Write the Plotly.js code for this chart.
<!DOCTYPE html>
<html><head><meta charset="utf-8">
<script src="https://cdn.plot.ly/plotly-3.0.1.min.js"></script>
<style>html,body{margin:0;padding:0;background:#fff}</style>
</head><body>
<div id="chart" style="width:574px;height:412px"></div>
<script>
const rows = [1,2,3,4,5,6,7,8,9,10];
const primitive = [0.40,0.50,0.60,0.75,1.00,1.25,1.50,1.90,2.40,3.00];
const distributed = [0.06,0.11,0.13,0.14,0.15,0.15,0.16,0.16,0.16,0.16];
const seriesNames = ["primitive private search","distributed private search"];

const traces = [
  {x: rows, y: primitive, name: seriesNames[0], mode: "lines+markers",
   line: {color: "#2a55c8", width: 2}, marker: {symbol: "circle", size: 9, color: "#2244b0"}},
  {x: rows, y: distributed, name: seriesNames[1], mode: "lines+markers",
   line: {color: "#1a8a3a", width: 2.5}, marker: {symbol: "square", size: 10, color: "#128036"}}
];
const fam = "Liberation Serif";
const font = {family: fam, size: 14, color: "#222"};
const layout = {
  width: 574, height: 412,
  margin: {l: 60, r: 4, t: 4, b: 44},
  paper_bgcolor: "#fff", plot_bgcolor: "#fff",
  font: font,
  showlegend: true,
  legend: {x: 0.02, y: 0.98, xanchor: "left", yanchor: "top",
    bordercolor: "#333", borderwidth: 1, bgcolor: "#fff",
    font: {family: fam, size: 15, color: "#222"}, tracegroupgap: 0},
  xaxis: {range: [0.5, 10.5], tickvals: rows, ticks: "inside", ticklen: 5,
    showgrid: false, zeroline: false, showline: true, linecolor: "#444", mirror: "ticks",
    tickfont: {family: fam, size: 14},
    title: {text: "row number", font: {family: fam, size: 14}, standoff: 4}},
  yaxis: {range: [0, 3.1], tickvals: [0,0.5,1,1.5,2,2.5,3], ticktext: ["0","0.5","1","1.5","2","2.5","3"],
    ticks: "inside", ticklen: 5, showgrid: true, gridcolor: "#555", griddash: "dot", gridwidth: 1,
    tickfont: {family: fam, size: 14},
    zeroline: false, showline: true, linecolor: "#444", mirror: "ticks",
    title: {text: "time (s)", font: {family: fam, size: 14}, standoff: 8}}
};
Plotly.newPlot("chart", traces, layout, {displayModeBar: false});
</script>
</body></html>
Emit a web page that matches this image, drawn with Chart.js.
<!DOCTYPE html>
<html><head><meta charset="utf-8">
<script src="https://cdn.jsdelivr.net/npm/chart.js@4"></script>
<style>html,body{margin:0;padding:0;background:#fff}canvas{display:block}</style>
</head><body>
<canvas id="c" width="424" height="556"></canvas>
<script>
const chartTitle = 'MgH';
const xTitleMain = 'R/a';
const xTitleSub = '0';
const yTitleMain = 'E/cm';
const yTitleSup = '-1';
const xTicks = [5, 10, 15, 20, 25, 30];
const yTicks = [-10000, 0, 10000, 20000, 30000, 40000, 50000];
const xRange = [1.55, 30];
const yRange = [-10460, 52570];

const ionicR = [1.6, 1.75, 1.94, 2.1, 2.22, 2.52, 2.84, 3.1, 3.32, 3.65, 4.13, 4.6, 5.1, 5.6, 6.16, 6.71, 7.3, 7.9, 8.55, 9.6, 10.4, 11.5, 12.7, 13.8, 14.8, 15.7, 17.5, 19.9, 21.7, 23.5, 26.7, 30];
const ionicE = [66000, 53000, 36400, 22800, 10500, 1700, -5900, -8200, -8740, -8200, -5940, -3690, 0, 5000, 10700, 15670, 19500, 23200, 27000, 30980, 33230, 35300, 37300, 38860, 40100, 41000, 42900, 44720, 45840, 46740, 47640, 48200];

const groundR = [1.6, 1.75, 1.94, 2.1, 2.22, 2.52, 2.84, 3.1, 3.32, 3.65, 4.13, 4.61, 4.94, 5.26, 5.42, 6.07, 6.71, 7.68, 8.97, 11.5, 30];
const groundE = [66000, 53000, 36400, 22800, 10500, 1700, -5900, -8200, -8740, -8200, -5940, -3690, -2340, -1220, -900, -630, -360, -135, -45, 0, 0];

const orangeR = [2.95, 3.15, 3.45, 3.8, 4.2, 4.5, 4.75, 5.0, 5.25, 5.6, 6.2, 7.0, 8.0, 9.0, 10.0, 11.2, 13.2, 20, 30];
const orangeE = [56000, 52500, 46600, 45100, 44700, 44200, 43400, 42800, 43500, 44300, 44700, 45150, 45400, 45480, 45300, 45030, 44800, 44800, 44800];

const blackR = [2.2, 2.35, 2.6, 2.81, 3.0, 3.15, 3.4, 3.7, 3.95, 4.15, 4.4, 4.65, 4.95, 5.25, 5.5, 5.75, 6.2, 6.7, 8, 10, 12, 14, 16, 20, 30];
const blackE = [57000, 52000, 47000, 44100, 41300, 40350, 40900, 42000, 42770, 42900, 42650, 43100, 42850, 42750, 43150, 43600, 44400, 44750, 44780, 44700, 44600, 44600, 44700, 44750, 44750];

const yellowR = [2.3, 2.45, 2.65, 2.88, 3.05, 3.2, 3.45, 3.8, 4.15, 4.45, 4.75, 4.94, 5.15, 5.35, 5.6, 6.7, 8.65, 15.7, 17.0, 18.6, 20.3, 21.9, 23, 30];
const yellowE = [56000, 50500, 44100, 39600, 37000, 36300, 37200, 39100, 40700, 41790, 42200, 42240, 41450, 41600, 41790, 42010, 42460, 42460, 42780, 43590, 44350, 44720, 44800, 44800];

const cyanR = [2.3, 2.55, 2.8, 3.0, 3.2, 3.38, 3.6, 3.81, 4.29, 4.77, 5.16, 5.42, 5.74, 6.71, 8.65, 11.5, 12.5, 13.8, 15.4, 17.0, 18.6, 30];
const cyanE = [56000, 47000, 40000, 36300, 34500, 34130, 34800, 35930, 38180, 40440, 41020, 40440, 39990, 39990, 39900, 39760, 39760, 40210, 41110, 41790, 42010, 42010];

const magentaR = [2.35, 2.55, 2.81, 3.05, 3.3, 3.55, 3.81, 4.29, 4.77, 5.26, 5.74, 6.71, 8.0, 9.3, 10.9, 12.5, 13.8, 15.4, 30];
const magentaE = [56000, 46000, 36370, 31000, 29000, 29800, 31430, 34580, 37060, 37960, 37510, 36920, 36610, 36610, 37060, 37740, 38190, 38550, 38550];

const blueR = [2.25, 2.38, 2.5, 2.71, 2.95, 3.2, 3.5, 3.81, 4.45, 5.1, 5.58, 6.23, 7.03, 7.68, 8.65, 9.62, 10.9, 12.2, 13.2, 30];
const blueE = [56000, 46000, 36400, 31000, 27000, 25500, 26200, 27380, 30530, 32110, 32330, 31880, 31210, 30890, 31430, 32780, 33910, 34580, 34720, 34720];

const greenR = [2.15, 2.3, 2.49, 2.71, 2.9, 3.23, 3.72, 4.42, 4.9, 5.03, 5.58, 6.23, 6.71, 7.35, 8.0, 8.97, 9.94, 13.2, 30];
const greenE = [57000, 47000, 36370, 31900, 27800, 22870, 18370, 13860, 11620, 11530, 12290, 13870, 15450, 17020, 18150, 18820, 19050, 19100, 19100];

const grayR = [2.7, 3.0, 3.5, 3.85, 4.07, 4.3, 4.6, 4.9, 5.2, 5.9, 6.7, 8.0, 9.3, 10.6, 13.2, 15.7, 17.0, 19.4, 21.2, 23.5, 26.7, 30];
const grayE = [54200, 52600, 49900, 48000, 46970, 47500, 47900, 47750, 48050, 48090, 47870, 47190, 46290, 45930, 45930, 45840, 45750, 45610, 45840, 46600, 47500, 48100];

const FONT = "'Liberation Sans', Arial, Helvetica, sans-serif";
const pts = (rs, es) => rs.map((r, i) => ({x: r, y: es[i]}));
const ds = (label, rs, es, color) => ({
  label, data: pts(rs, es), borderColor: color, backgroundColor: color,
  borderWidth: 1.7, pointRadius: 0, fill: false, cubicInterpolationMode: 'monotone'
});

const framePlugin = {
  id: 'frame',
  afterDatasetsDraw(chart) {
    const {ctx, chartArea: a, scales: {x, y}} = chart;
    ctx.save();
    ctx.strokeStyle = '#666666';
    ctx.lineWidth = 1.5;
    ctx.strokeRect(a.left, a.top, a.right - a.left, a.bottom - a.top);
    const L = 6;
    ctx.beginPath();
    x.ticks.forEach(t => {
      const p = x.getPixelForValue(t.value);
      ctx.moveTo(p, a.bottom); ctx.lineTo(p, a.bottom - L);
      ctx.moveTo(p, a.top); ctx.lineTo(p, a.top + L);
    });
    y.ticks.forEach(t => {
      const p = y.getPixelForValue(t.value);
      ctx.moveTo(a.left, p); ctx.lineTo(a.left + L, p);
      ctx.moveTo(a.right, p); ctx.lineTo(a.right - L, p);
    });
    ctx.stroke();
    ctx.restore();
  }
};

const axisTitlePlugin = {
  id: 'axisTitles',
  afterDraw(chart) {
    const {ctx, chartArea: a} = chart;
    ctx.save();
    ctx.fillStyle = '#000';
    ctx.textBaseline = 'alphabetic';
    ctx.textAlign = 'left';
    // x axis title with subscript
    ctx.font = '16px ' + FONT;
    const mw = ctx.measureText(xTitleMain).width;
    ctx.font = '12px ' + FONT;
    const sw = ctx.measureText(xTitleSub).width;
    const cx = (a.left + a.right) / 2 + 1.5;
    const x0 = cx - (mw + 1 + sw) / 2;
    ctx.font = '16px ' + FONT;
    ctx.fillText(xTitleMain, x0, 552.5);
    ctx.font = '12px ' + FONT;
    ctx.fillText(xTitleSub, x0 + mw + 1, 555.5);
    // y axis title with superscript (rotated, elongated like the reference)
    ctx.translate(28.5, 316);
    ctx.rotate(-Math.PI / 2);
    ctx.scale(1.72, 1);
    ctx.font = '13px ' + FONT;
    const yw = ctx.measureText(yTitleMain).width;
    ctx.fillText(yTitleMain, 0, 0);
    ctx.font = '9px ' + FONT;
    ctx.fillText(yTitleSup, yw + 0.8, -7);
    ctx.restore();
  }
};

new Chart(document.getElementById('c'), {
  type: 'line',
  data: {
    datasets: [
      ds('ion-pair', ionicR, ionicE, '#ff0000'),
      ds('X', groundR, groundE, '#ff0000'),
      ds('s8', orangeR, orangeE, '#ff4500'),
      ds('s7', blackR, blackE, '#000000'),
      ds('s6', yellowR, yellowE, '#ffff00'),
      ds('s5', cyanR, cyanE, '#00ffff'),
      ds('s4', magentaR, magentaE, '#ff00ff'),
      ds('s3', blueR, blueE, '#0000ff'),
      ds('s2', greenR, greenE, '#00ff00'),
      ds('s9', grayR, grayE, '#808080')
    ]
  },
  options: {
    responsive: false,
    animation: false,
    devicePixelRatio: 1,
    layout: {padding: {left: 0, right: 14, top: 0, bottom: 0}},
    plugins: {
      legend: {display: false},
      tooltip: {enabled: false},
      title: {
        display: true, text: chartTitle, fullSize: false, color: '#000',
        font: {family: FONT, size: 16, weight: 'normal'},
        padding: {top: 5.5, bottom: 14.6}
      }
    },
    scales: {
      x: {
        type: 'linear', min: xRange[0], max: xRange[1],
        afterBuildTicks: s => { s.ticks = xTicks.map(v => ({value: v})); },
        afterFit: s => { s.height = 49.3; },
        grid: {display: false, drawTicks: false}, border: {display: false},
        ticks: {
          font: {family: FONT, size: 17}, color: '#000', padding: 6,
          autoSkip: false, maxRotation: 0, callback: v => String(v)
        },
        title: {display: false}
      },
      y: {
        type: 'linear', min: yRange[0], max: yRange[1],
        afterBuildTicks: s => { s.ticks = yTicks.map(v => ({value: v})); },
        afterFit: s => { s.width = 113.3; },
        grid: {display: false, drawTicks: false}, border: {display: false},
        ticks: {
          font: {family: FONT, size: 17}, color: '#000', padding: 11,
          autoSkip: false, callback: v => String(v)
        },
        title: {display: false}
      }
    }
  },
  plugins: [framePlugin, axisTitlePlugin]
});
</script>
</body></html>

------

● WRITTEN EXERCISE:
From the listing above, output exactly the run of lines that starts with the line containing "Emit a web page" and ends with the line containing "const yRange = [-10460, 52570];".

● CORRECT RESPONSE:
Emit a web page that matches this image, drawn with Chart.js.
<!DOCTYPE html>
<html><head><meta charset="utf-8">
<script src="https://cdn.jsdelivr.net/npm/chart.js@4"></script>
<style>html,body{margin:0;padding:0;background:#fff}canvas{display:block}</style>
</head><body>
<canvas id="c" width="424" height="556"></canvas>
<script>
const chartTitle = 'MgH';
const xTitleMain = 'R/a';
const xTitleSub = '0';
const yTitleMain = 'E/cm';
const yTitleSup = '-1';
const xTicks = [5, 10, 15, 20, 25, 30];
const yTicks = [-10000, 0, 10000, 20000, 30000, 40000, 50000];
const xRange = [1.55, 30];
const yRange = [-10460, 52570];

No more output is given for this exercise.